Dans cette affaire, la Cour décide que, lorsque les parties ont convenu que le salarié effectuerait sa prestation de travail à domicile, l'employeur ne peut modifier cette organisation sans l'accord du salarié. En l'espèce, l'employeur, pour revenir sur l'organisation du travail de l'une de ses salariées qui effectuait une partie de sa prestation de travail depuis son domicile, utilise la clause de mobilité insérée dans le contrat de la salariée. A tort, lui répond la Haute juridiction : le télétravail fait l'objet d'une clause spécifique du contrat de travail, qui doit être bien distinguée de la clause de mobilité. Le travail à domicile est une forme d'organisation du travail et l'employeur ne peut revenir dessus sans modifier le contrat.

Par ailleurs, les juges de la Cour de cassation ont considéré, par un arrêt du 12 juillet 2006, que la clause de mobilité, pour être valable, doit définir sa zone d'application (Cass. soc., 12 juillet 2006, n° 04-45.396, F-P+B N° Lexbase : A4407DQB ; lire les obs. de S. Tourneaux, La précision de la zone géographique de la clause de mobilité : principe et sanction, Lexbase Hebdo n° 227 du 14 septembre 2006 - édition sociale N° Lexbase : N2633AL4). Cela étant, la zone géographique ainsi délimitée peut être plus ou moins large, dès lors qu'elle reste claire et précise. Ainsi, selon Pierre Sargos, serait valable la clause insérée dans le contrat d'un cadre et prévoyant une mobilité dans toute l'Union européenne ou dans tout le territoire national, par exemple.
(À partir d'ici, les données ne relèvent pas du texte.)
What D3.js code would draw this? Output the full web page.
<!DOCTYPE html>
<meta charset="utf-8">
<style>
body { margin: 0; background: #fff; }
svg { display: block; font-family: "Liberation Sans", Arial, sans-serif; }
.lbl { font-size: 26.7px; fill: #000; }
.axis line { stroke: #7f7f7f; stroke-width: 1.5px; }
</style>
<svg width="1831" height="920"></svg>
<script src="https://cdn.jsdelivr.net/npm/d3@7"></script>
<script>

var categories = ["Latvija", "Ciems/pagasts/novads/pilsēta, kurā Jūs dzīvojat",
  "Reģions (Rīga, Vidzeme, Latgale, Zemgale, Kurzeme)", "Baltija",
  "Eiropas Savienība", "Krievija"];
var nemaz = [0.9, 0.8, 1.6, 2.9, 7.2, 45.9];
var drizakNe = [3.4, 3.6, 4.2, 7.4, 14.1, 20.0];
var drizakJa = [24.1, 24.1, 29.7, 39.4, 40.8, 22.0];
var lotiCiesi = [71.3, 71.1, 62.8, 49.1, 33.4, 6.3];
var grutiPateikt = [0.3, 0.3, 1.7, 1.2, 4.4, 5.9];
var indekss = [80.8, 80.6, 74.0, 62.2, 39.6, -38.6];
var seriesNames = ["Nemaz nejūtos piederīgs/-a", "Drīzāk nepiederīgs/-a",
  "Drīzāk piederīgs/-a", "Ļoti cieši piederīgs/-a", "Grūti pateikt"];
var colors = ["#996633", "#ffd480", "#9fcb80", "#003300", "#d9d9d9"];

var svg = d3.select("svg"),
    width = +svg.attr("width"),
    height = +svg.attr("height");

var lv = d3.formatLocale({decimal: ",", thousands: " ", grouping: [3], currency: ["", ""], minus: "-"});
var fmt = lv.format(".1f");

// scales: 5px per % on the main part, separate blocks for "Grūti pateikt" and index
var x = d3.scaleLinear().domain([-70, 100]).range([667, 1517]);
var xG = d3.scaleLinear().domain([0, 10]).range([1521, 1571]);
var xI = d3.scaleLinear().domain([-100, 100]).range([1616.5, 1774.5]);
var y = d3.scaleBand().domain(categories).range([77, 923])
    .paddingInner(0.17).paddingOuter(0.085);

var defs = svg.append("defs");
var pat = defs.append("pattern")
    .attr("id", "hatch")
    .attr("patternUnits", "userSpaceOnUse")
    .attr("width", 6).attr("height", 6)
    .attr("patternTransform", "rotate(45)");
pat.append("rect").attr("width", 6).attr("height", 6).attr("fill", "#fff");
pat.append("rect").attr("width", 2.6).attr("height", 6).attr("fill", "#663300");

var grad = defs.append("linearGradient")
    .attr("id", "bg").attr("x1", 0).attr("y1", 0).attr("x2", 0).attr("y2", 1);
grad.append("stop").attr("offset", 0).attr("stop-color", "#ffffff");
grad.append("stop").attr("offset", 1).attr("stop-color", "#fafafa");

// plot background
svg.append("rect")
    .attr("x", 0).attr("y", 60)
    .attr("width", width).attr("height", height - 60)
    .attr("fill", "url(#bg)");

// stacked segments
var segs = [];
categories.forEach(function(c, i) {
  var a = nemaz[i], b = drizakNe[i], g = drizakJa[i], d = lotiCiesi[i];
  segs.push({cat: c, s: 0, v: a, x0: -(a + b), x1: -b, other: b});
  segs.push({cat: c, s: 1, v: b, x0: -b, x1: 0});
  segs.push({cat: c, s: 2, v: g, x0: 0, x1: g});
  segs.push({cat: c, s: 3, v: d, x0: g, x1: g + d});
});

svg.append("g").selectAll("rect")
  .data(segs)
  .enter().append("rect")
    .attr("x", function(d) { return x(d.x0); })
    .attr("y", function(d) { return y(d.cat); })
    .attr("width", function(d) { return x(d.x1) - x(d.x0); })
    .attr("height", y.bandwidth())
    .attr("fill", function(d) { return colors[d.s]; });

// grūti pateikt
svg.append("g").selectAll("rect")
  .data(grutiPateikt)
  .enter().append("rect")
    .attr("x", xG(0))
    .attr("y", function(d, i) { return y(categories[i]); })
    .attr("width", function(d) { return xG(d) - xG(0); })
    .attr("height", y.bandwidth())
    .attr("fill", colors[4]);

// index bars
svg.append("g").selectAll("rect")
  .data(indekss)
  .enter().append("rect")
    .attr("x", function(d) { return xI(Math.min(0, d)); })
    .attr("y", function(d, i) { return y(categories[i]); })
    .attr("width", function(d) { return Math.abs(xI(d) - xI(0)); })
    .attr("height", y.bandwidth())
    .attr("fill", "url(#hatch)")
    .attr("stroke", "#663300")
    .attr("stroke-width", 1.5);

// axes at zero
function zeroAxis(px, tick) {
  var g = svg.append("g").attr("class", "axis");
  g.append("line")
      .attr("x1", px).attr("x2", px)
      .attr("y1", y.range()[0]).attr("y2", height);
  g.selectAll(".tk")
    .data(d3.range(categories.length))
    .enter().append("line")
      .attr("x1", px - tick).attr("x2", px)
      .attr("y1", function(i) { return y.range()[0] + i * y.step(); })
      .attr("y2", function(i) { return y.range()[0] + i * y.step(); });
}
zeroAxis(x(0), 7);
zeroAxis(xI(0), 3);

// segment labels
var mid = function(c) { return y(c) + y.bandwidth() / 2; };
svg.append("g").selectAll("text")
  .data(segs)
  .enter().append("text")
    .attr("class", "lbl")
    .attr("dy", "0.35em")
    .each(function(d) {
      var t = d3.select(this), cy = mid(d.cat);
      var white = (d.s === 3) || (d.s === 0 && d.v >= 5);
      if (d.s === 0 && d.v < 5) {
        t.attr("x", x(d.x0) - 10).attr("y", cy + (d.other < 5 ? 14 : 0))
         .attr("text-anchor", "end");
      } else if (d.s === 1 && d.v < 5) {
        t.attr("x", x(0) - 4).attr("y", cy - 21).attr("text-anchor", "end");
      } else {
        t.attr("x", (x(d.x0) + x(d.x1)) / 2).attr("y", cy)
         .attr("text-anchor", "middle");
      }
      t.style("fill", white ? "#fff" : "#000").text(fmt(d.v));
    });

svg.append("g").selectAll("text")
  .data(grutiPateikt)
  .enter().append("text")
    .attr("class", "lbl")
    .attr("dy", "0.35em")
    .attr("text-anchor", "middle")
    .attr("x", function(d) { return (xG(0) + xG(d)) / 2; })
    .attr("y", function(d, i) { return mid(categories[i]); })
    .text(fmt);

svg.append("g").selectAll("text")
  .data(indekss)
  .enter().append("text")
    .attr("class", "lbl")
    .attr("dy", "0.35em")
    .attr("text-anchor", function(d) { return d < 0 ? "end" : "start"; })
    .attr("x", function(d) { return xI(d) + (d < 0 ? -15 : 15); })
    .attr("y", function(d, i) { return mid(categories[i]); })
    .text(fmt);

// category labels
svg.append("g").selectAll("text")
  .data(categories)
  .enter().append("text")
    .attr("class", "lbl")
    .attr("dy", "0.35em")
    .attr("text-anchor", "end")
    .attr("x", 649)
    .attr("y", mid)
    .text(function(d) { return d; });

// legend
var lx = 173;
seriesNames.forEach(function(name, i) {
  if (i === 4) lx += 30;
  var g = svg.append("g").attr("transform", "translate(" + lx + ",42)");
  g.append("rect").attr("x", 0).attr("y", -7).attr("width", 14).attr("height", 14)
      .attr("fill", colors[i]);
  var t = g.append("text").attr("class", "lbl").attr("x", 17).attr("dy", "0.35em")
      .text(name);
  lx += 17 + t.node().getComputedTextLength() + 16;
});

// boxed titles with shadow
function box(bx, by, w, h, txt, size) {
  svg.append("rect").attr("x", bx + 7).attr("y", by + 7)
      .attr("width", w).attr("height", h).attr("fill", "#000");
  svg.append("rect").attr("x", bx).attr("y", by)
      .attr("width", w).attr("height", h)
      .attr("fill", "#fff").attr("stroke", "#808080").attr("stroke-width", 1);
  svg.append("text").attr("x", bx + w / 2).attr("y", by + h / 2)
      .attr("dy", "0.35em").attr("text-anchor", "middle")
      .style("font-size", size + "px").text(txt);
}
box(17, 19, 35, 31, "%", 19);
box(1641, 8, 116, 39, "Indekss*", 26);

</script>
Toutefois, une clause prévoyant une mobilité géographique dans les établissements à venir d'une société serait illicite. Seuls les établissements existant au moment de la signature de la clause de mobilité entrent dans son champ d'application.
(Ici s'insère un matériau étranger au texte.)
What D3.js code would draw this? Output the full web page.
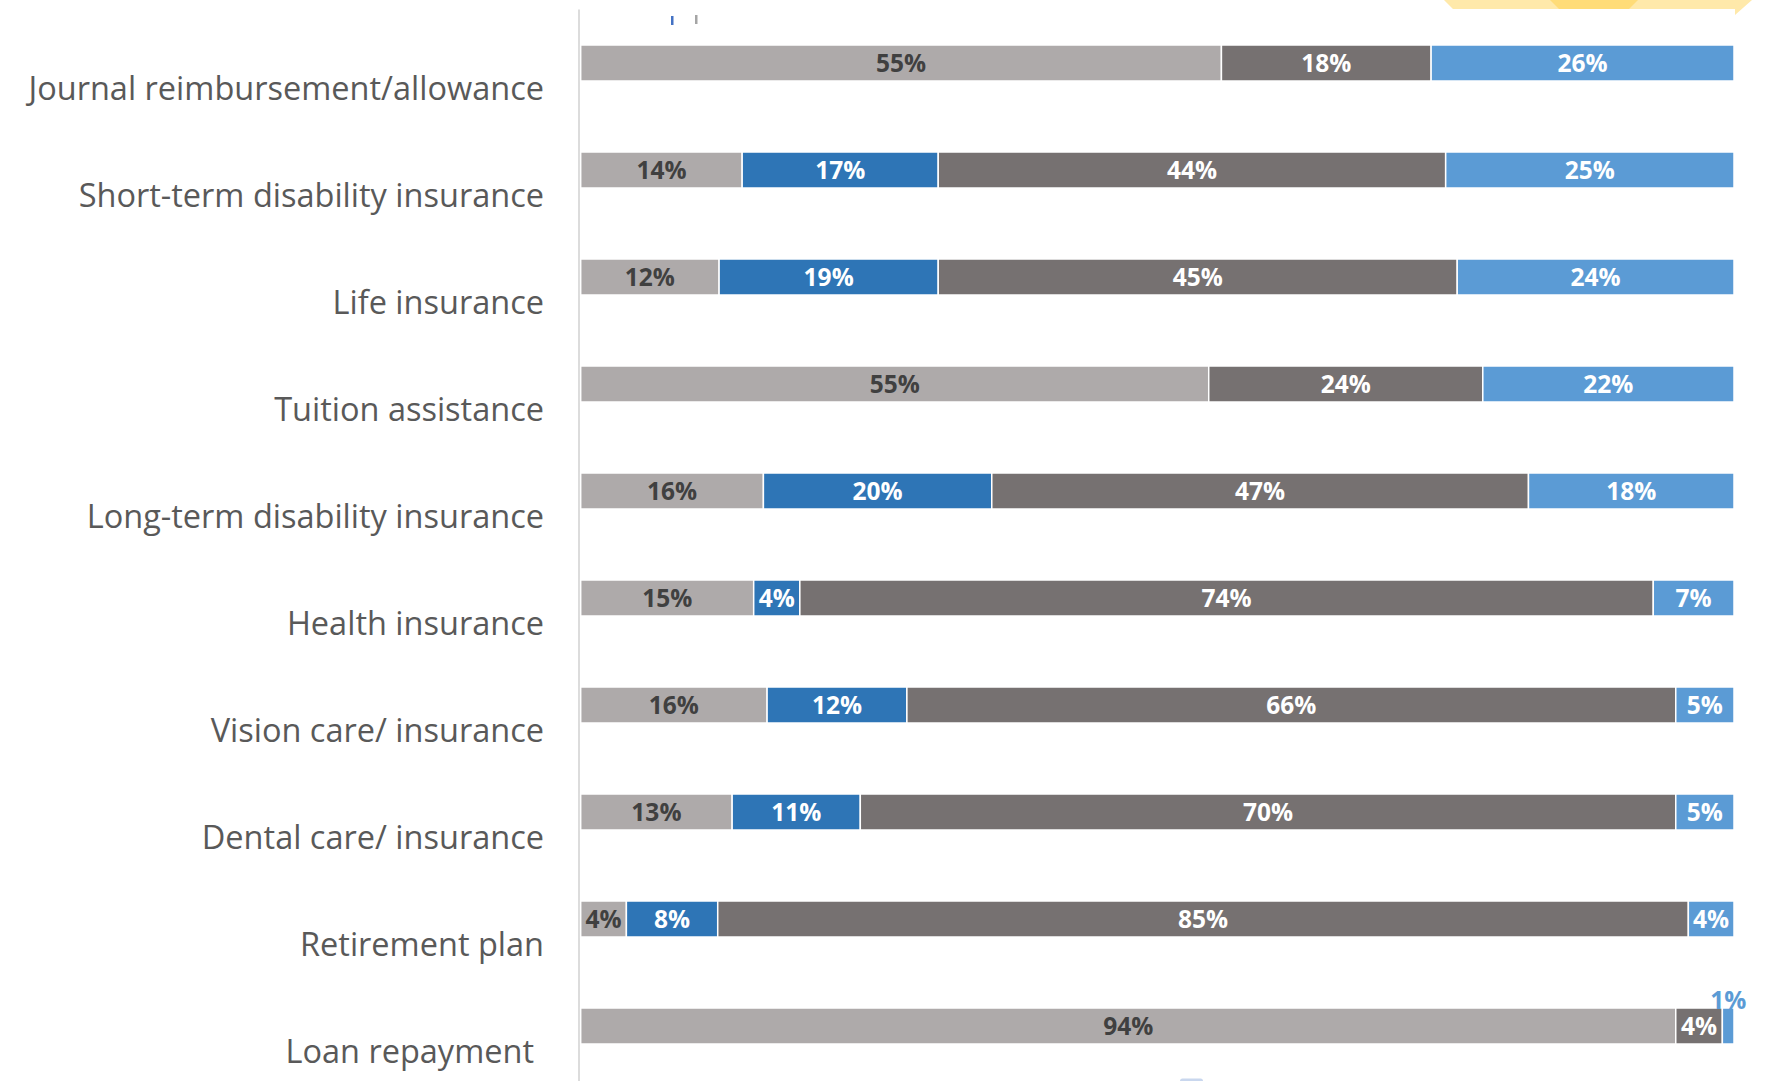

Ainsi que le souligne l'ancien président de la Chambre sociale de la Cour de cassation, la clause de mobilité connaît, aujourd'hui, des évolutions similaires à celles qu'ont connu les contrats d'assurance en leur temps, les juges ayant, pour ces derniers contrats, imposé des exigences de précision et de clarté. Cela témoigne, une nouvelle fois, de l'application du droit des contrats de manière générale au droit du travail.

En outre, une décision récente de la Cour de cassation interdit qu'une clause de mobilité conduise un salarié à travailler sur deux sites différents (Cass. soc., 20 décembre 2006, n° 05-42.224, FS-P+B N° Lexbase : A1103DTZ ; lire les obs. de S. Tourneaux, La clause de mobilité limitée à la modification du lieu de travail N° Lexbase : N7199A9I). Ainsi, le salarié ne peut partager son temps de travail entre deux lieux différents ; il s'agirait alors d'une modification plus importante que la simple mise en oeuvre de la clause de mobilité, et cela même si l'employeur reste le même.